[Begin Supplied records]

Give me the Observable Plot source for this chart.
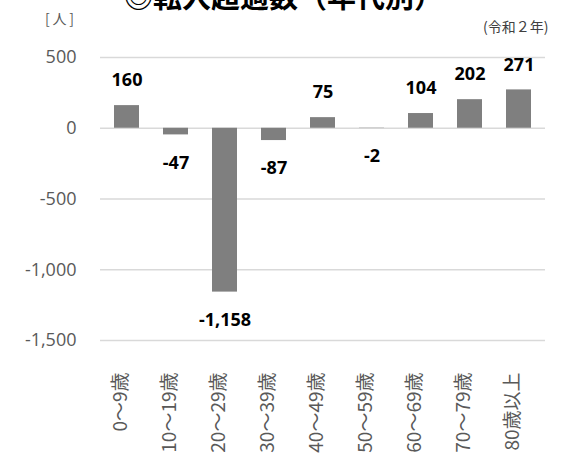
<!DOCTYPE html>
<html><head><meta charset="utf-8">
<script src="https://cdn.jsdelivr.net/npm/d3@7"></script>
<script src="https://cdn.jsdelivr.net/npm/@observablehq/plot@0.6"></script>
<style>
html,body{margin:0;padding:0;background:#fff;overflow:hidden;}
#wrap{position:relative;width:563px;height:459px;overflow:hidden;}
#title{position:absolute;left:124px;top:-19px;font-family:"Noto Sans CJK JP";font-weight:bold;font-size:29px;line-height:29px;color:#000;white-space:nowrap;}
#unit{position:absolute;left:45px;top:9px;font-family:"Noto Sans CJK JP";font-size:14px;line-height:18px;color:#595959;white-space:nowrap;}
#year{position:absolute;left:483px;top:17px;font-family:"Noto Sans CJK JP";font-size:14px;line-height:18px;color:#404040;white-space:nowrap;}
</style></head>
<body><div id="wrap">
<div id="title">◎転入超過数（年代別）</div>
<div id="unit">[&thinsp;人&thinsp;]</div>
<div id="year">(令和２年)</div>
</div>
<script>
const categories = ["0～9歳","10～19歳","20～29歳","30～39歳","40～49歳","50～59歳","60～69歳","70～79歳","80歳以上"];
const values = [160, -47, -1158, -87, 75, -2, 104, 202, 271];
const yTicks = [500, 0, -500, -1000, -1500];

const data = categories.map((c, i) => ({cat: c, v: values[i]}));
const fmt = d => d3.format(",")(d).replace("−", "-");

const chart = Plot.plot({
  width: 563,
  height: 459,
  marginLeft: 100,
  marginRight: 18,
  marginTop: 57,
  marginBottom: 119,
  style: {fontFamily: "'Open Sans', 'Noto Sans CJK JP', sans-serif", background: "transparent"},
  x: {domain: categories, paddingInner: 0.5, paddingOuter: 0.25, label: null, axis: null},
  y: {domain: [-1500, 500], label: null},
  marks: [
    Plot.gridY(yTicks, {stroke: "#d9d9d9", strokeOpacity: 1, strokeWidth: 1.3}),
    Plot.barY(data, {x: "cat", y: "v", fill: "#7f7f7f"}),
    Plot.axisY(yTicks, {tickSize: 0, tickPadding: 0, dx: -24, fontSize: 18, fill: "#595959", tickFormat: fmt, label: null}),
    Plot.text(categories, {
      x: d => d, frameAnchor: "bottom", rotate: -90, textAnchor: "end",
      dy: 32, fontSize: 19, fill: "#595959",
      fontFamily: "'Noto Sans CJK JP', sans-serif"
    }),
    Plot.text(data.filter(d => d.v >= 0), {
      x: "cat", y: "v", text: d => fmt(d.v), dy: -25,
      fontSize: 18, fontWeight: "bold", fill: "#000",
      fontFamily: "'Open Sans', sans-serif"
    }),
    Plot.text(data.filter(d => d.v < 0), {
      x: "cat", y: "v", text: d => fmt(d.v), dy: 28,
      fontSize: 18, fontWeight: "bold", fill: "#000",
      fontFamily: "'Open Sans', sans-serif"
    })
  ]
});
document.getElementById("wrap").appendChild(chart);
chart.style.position = "absolute";
chart.style.left = "0";
chart.style.top = "0";
</script>
</body></html>
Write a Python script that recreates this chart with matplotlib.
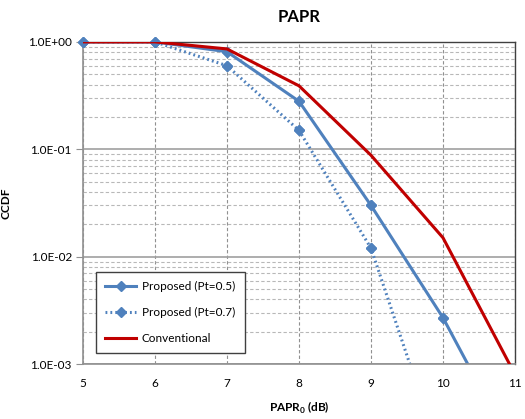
import matplotlib.pyplot as plt
from matplotlib.ticker import LogLocator, NullFormatter
import numpy as np

plt.rcParams['font.family'] = ['Lato', 'DejaVu Sans']

papr_db = [5, 6, 7, 8, 9, 10, 11]
ccdf_pt05 = [1.0, 1.0, 0.81, 0.28, 0.030, 0.0027, 0.00015]
ccdf_pt07 = [1.0, 1.0, 0.60, 0.15, 0.012, 0.00012, 0.00001]
ccdf_conv = [1.0, 1.0, 0.86, 0.39, 0.088, 0.015, 0.0008]

y_ticks = [1e0, 1e-1, 1e-2, 1e-3]
y_labels = ["1.0E+00", "1.0E-01", "1.0E-02", "1.0E-03"]

blue = "#4F81BD"
red = "#C00000"

fig = plt.figure(figsize=(5.25, 4.19), dpi=100)
ax = fig.add_axes([0.158, 0.131, 0.823, 0.769])

x = np.array(papr_db)
for vals, ls, lab in [(ccdf_pt05, "-", "Proposed (Pt=0.5)"),
                      (ccdf_pt07, (0, (0.6, 1.0)), "Proposed (Pt=0.7)")]:
    v = np.array(vals)
    ax.plot(x, v, color=blue, lw=2.2, ls=ls, marker="D", ms=5.5, label=lab)
    # markers on the frame edge should not be cut in half
    keep = v >= 1e-3
    ax.plot(x[keep], v[keep], ls="none", marker="D", ms=5.5, color=blue,
            clip_on=False, zorder=3)
ax.plot(papr_db, ccdf_conv, color=red, lw=2.2, label="Conventional", zorder=4)

ax.set_yscale("log")
ax.set_xlim(5, 11)
ax.set_ylim(1e-3, 1e0)
ax.set_xticks(papr_db)
ax.set_yticks(y_ticks)
ax.set_yticklabels(y_labels)
ax.yaxis.set_minor_locator(LogLocator(base=10, subs=np.arange(2, 10)))
ax.yaxis.set_minor_formatter(NullFormatter())

ax.grid(True, which="major", axis="y", color="#A0A0A0", lw=1.2, ls="-")
ax.grid(True, which="minor", axis="y", color="#B8B8B8", lw=0.8, ls=(0, (3, 2)))
ax.grid(True, which="major", axis="x", color="#909090", lw=0.8, ls=(0, (3, 2)))
ax.set_axisbelow(True)

for side in ["left", "bottom"]:
    ax.spines[side].set_color("#909090")
    ax.spines[side].set_linewidth(1.2)
for side in ["top", "right"]:
    ax.spines[side].set_color("#404040")
    ax.spines[side].set_linewidth(1.0)

ax.tick_params(axis="y", which="major", length=5, color="#909090", labelsize=8.5, pad=3)
ax.tick_params(axis="y", which="minor", length=0)
ax.tick_params(axis="x", length=0, labelsize=8.5, pad=10)

ax.set_title("PAPR", fontsize=12, fontweight="bold", pad=14)
ax.set_ylabel("CCDF", fontsize=8.5, fontweight="bold", labelpad=12)
ax.set_xlabel("PAPR$_\\mathregular{0}$ (dB)", fontsize=8.5, fontweight="bold", labelpad=8)

leg = ax.legend(loc="lower left", bbox_to_anchor=(0.03, 0.034), borderaxespad=0,
                fontsize=8.5, fancybox=False, framealpha=1, edgecolor="#404040",
                borderpad=0.8, labelspacing=1.25, handlelength=2.6,
                handletextpad=0.5, markerscale=0.9)
leg.get_frame().set_linewidth(1.0)

fig.savefig("out.png", dpi=100)
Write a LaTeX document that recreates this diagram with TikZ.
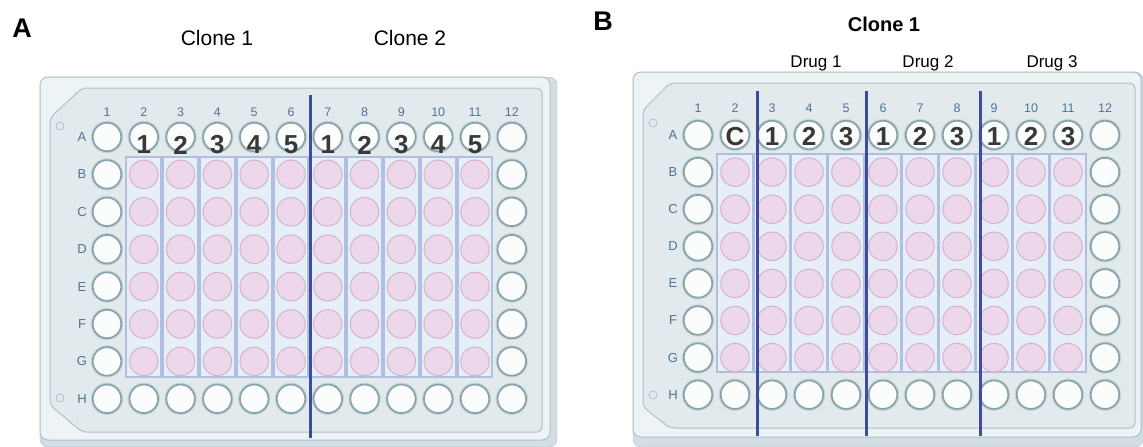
\documentclass[tikz,border=0pt]{standalone}
\usepackage{fontspec}
\setmainfont{Liberation Sans}
\definecolor{sidefill}{HTML}{D2DEE3}
\definecolor{plateedge}{HTML}{ADC0C8}
\definecolor{platefill}{HTML}{EEF3F5}
\definecolor{panelfill}{HTML}{E3EAEE}
\definecolor{wellring}{HTML}{87A4A8}
\definecolor{wellhalo}{HTML}{C6D5D8}
\definecolor{wellfill}{HTML}{FBFCFC}
\definecolor{pinkfill}{HTML}{ECD8EA}
\definecolor{pinkedge}{HTML}{D3B2CD}
\definecolor{lanefill}{HTML}{E6EEF8}
\definecolor{laneedge}{HTML}{B0BFE0}
\definecolor{divider}{HTML}{3F4C9B}
\definecolor{labblue}{HTML}{4D7496}
\definecolor{numgray}{HTML}{383838}
\begin{document}
\begin{tikzpicture}[x=1pt,y=-1pt,
    plateside/.style={fill=sidefill,draw=plateedge,rounded corners=8pt},
    plateface/.style={fill=platefill,draw=plateedge,line width=1pt,rounded corners=8pt},
    platepanel/.style={fill=panelfill,draw=plateedge,line width=1pt,rounded corners=5pt},
    markhole/.style={draw=plateedge,line width=0.8pt},
    lane/.style={fill=lanefill,draw=laneedge,line width=2pt},
    well/.style={circle,minimum size=28.5pt,inner sep=0pt,fill=wellfill,draw=wellring,line width=1.7pt,
        preaction={draw=wellhalo,line width=3.8pt}},
    pinkwell/.style={circle,minimum size=28.5pt,inner sep=0pt,fill=pinkfill,draw=pinkedge,line width=1pt},
    divline/.style={draw=divider,line width=2.4pt},
    collab/.style={text=labblue,font=\fontsize{12.5}{14}\selectfont,inner sep=0pt},
    rowlab/.style={text=labblue,font=\fontsize{13}{15}\selectfont,inner sep=0pt},
    wellnum/.style={text=numgray,font=\fontsize{26}{28}\selectfont\bfseries,inner sep=0pt},
    panellab/.style={font=\fontsize{27}{30}\selectfont\bfseries,inner sep=0pt},
    clonelab/.style={font=\fontsize{21}{24}\selectfont,inner sep=0pt},
    druglab/.style={font=\fontsize{17}{20}\selectfont,inner sep=0pt}]
\useasboundingbox (0,0) rectangle (1143,447);

% ---------- plate A ----------
\draw[plateside] (40,77) rectangle (557,447);
\draw[plateface] (40,77) rectangle (550,440);
\draw[platepanel] (50,118) -- (82,88) -- (542,88) -- (542,432) -- (82,432) -- (50,405) -- cycle;
\draw[markhole] (60,126) circle[radius=4];
\draw[markhole] (60,398) circle[radius=4];
\foreach \c [evaluate=\c as \xx using 107+(\c-1)*36.8] in {2,...,11}
    \draw[lane] (\xx-17.4,157) rectangle (\xx+17.4,377);
\foreach \c [evaluate=\c as \xx using 107+(\c-1)*36.8] in {1,...,12}
{
    \node[collab] (acol\c) at (\xx,112) {\c};
    \node[well] (a-A\c) at (\xx,137) {};
    \node[well] (a-H\c) at (\xx,398.8) {};
}
\foreach \rl/\yy in {A/137,H/398.8}
    \node[rowlab] (arow\rl) at (82,\yy) {\rl};
\foreach \r/\rl [evaluate=\r as \yy using 137+(\r-1)*37.4] in {2/B,3/C,4/D,5/E,6/F,7/G}
{
    \node[rowlab] (arow\rl) at (82,\yy) {\rl};
    \node[well] (a-\rl1) at (107,\yy) {};
    \node[well] (a-\rl12) at (511.8,\yy) {};
    \foreach \c [evaluate=\c as \xx using 107+(\c-1)*36.8] in {2,...,11}
        \node[pinkwell] (a-\rl\c) at (\xx,\yy) {};
}
\foreach \c/\n [evaluate=\c as \xx using 107+(\c-1)*36.8] in {2/1,3/2,4/3,5/4,6/5,7/1,8/2,9/3,10/4,11/5}
    \node[wellnum] (anum\c) at (\xx,145) {\n};
\draw[divline] (310.5,95) -- (310.5,438);
\node[panellab] (panelA) at (22,28) {A};
\node[clonelab] (aclone1) at (217,38) {Clone 1};
\node[clonelab] (aclone2) at (410,38) {Clone 2};

% ---------- plate B ----------
\draw[plateside] (633,72) rectangle (1143,447);
\draw[plateface] (633,72) rectangle (1141,437);
\draw[platepanel] (643,110) -- (670,83) -- (1135,83) -- (1135,428) -- (670,428) -- (643,407) -- cycle;
\draw[markhole] (653,123) circle[radius=4];
\draw[markhole] (653,395) circle[radius=4];
\foreach \c [evaluate=\c as \xx using 698+(\c-1)*37] in {2,...,11}
    \draw[lane] (\xx-17.6,154) rectangle (\xx+17.6,372);
\foreach \c [evaluate=\c as \xx using 698+(\c-1)*37] in {1,...,12}
{
    \node[collab] (bcol\c) at (\xx,108) {\c};
    \node[well] (b-A\c) at (\xx,135) {};
    \node[well] (b-H\c) at (\xx,394.7) {};
}
\foreach \rl/\yy in {A/135,H/394.7}
    \node[rowlab] (brow\rl) at (673,\yy) {\rl};
\foreach \r/\rl [evaluate=\r as \yy using 135+(\r-1)*37.1] in {2/B,3/C,4/D,5/E,6/F,7/G}
{
    \node[rowlab] (brow\rl) at (673,\yy) {\rl};
    \node[well] (b-\rl1) at (698,\yy) {};
    \node[well] (b-\rl12) at (1105,\yy) {};
    \foreach \c [evaluate=\c as \xx using 698+(\c-1)*37] in {2,...,11}
        \node[pinkwell] (b-\rl\c) at (\xx,\yy) {};
}
\foreach \c/\n [evaluate=\c as \xx using 698+(\c-1)*37] in {2/C,3/1,4/2,5/3,6/1,7/2,8/3,9/1,10/2,11/3}
    \node[wellnum] (bnum\c) at (\xx,136.5) {\n};
\foreach \xx in {757.5,866.5,980.5}
    \draw[divline] (\xx,91) -- (\xx,436);
\node[panellab] (panelB) at (603,21) {B};
\node[clonelab,font=\fontsize{20}{24}\selectfont\bfseries] (bclone1) at (884,24) {Clone 1};
\node[druglab] (drug1) at (816,63) {Drug 1};
\node[druglab] (drug2) at (928,63) {Drug 2};
\node[druglab] (drug3) at (1052,63) {Drug 3};
\end{tikzpicture}
\end{document}
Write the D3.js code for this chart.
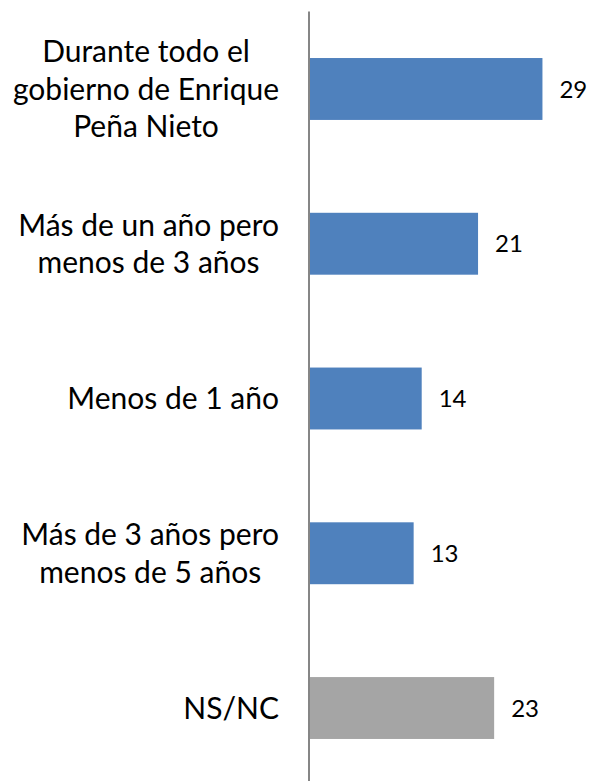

[End Supplied records]

Where a line above contains the string "matplotlib", copy that line.

Write a Python script that recreates this chart with matplotlib.
import matplotlib.pyplot as plt
from matplotlib.ticker import LogLocator, NullFormatter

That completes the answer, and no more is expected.